Think of photography as capturing the light on your subject rather than as a catching a photo of the subject. If you think that way, you need to know how your camera gathers light. There are three ways to control the light that enters the camera, shutter speed, aperture and the ISO setting. Shutter speed controls the amount of time light strikes the sensor and aperture determines the size of the opening that lets the light in. The ISO setting controls the sensitivity of the sensor. The higher the number, the more light sensitive, the sensor is.

When do you use what ISO settings? In low light you may not want to shoot wide open because you want everything in the photo to be tack sharp. You could shoot at a slower shutter speed, but if the subject is moving or could move, a slow shutter speed will create a blur. Furthermore, if you are handholding the camera, a slow shutter speed will also introduce camera shake.

The solution? Increase the ISO setting. Increasing the setting from 100 to 200 doubles the sensor sensitivity and is the equivalent of 1 f-stop. Increasing the setting to 400 doubles it again, 800 doubles it yet again so, changing the ISO from 100 to 800 gains three f-stops.

There is a downside to increasing the ISO setting. Doing so introduces noise into the shot. Some newer digital cameras handle noise pretty well up to ISO 3200 or more. Settings higher than that may create so much noise that the photo becomes unacceptable. Look at the sky in the two images above.
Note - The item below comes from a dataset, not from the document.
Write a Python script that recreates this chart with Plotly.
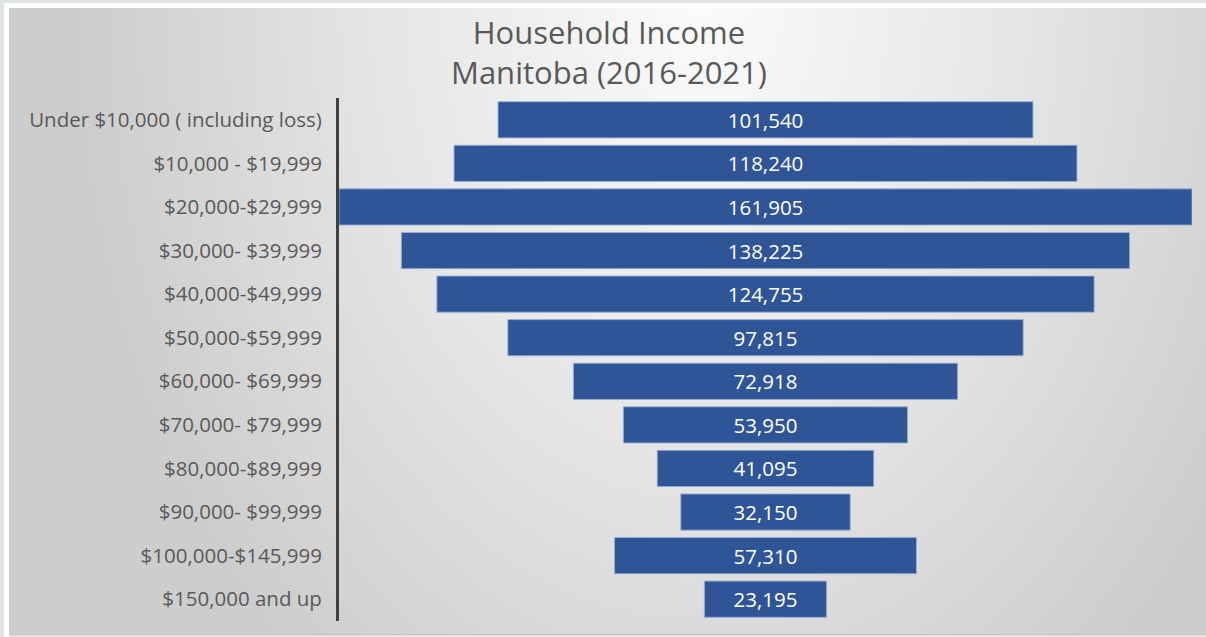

The one on the left has a sky full of noise while the one on the right has an acceptable level of noise.

If 1600 ISO doesn’t introduce much noise, why not use that setting all the time? There are times when you want low sensitivity. For example, if you are shooting a waterfall on a bright day and want that silky look created by a slow shutter speed, you wil not be able to get the exposure you want at ISO 1600. If you shoot at a half second and f22, the shot will still be overexposed. Changing the ISO setting from 1600 to 100 will reduce the exposure by four stops. Another way to reduce the light in these situations is to use a neutral density filter. A two stop polarizing filter will also reduce the light.

Whenever you compose that photo, you must think of the light requirements to achieve the shot you want. The camera’s ISO setting is one control at your disposal.